- Jaysingpur Location in Maharashtra, India
- Coordinates: 16°47′01″N 74°33′59″E﻿ / ﻿16.7835056°N 74.5664406°E
- Country: India
- State: Maharashtra
- District: Kolhapur
- Founded: 1916
- Founder: Shahu of Kolhapur

Government
- • Type: Municipality
- • Rank: .

Population
- • Total: near about 70,000

Languages
- • Official: Marathi
- Time zone: UTC+5:30 (IST)
- PIN: 416101
- Telephone code: +91-2322
- Vehicle registration: MH-09

= Jaysingpur =

Jaysingpur is a city and municipal council in the Kolhapur district of the Indian state of Maharashtra. The city derives its name from Raja Jaysing, the father of Shrimant Chhatrapati Shahu Maharaj of Kolhapur, who planned and developed the architecture of the city. Shahu Maharaj laid out Jaysingpur as one of the few "chess board cities" in Maharashtra where roads meet at 90-degree angles. Jaysingpur is rapidly developing as a major satellite suburb of Sangli city. The city holds a strategic location between Sangli, Kolhapur, Miraj and Ichalkaranji.

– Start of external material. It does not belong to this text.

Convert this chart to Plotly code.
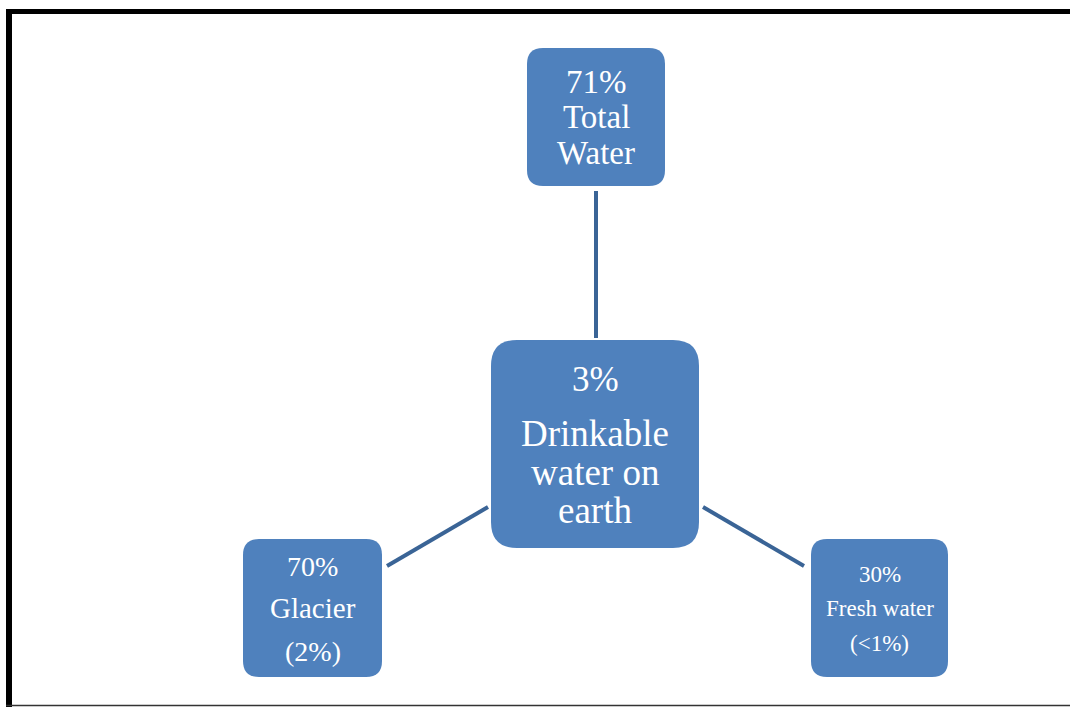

The city was founded in 1916 and celebrated its centenary(Shatabdi Varsha) in September 2016. The city has one of the largest tobacco markets in the country, and processes tobacco and gutkha for the surrounding region.

Siddheshwar is the grama daivat (town deity) of Jaysingpur, also known as the deity of Siddheshwar Mandir.

==Education==
Jaysingpur has many educational institutions. Schools in Jaysingpur are either "municipal schools" or private schools run by trusts or individuals, which may receive government financial aid. The schools are affiliated either with the Maharashtra State Board, the All-India Council for the Indian School Certificate Examinations, the National Institute of Open Schooling, or the Central Board of Secondary Education. Marathi, Semi-English and English are the usual languages of instruction. There are many schools which provide better education facilities at affordable fees. Laxminarayan Malu High School (Old Jaysingpur High School), Balawantrao Zele High School, Jantara Kalpvruksha Vidyamandir (Old Bharat High School), the oldest schools hold more than 7000 students studying from first to twelfth grade. The town includes 3 schools and two medical college, one diploma-polytechnic college and one engineering college. Postgraduate education in the fields of engineering and medicine is available.

==Economy==
Jaysingpur is an important marketplace for the trading of tobacco and crops like rice, baby corn and cereals. It is also an automotive industries supply chain and manufacturing hub as many suppliers transport their finished components through Jaysingpur. Baby corn suppliers from Danoli (Hirashankar Agro (Amit Dalavi). In addition, many high-tech engineering entrepreneurs have businesses in Jaysingpur.
==Transport==
===Roads===
Jaysingpur has good connectivity with a number of major cities. However, much of the road network remains unpaved. It is well connected with Kolhapur and Sangli through Kolhapur - Sangli State Highway.

===Bus===
Public transport by bus is provided by MSRTC (Maharashtra State Road Transport Corporation). There are also many private buses that provide services to all major destinations in Maharashtra, Karnataka and Andhra Pradesh. MSRTC provides bus services from Jaysingpur to Sangli city, Miraj city and the Kolhapur city every 15 minutes.

===Railways===
Jaysingpur has a railway station (station code - JSP) which is on the Kolhapur–Miraj line of the Central Railway.Sangli station is the nearest major railway station, about 12 km away on the Mumbai–Bangalore main line. Sangli railway station is also connected to the city via bus services. From Sangli railway station, there are seversl trains to Delhi, Mumbai, Bengaluru, Pune, Goa, Mysuru, Hubli, Belgaum, Surat, Vadodara, Ahmedabad, Jodhpur, Udaipur, Bikaner, Ajmer, Agra, Gwalior, Jhansi, Puducherry, Tirunelveli(Kanyakumari), Guntakal, Tiruchirapali, Ratlam, Kota, Nagpur, Itarsi, Solapur, Latur, Barshi, Chitaurgarh, Abu Road, Gandhidham etc. Sangli station is convenient to reach from Jaysingpur.